One major point to note is that many forms of literacy are already present in indigenous communities and families before children ever get to school. Literacy, in this context, does not always take the form of reading text from books. It may include books, but it will also include traditional forms such as storytelling, ceremonies, dance, and the consideration of landscapes as readable texts, as well as more recent forms like television and computers. The current trend in teacher education programs of valuing multiple modalities and literacies is often used as a sort of short-hand to talk about appreciating different technologies as readable texts, but Hare extends this thinking backward in time as well as forward to recover traditional forms of literacy.
The problem arises out of the troubled history that indigenous communities have experienced in "educational" institutions that have ruthlessly and systematically attempted to destroy Native cultures and languages by severing the inter-generational lines along which they were traditionally transmitted. These schools removed children as young as four from their families and attempted to indoctrinate them into European epistemologies. As a consequence, many parents today who may very well desire their children to succeed in school-type literacy, narrowly defined, are still less than eager to engage educators.
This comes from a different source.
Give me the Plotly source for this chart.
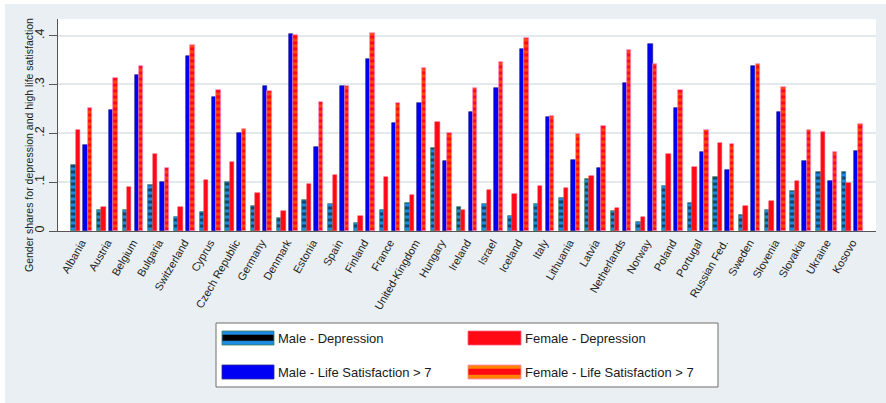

And educators, for their part, perhaps ignorant of the scope of historical abuse, don't do enough to value indigenous culture and literacies which, research shows, is critical in successfully bridging the gap from home to school. Teachers must be proactive in educating themselves. Only by meaningfully engaging these communities can non-Native teachers learn to recognize and enhance opportunities to forge links between these literacies. In a sense, they must take a page from indigenous forms of education which are experiential and holistic, experiential because their is no shortcut to engaging parents and other community members, and holistic because we cannot parcel out knowledge as European and Native. Only when children see continuity in the valuing of (supposedly) different epistemes can they proceed on sure footing.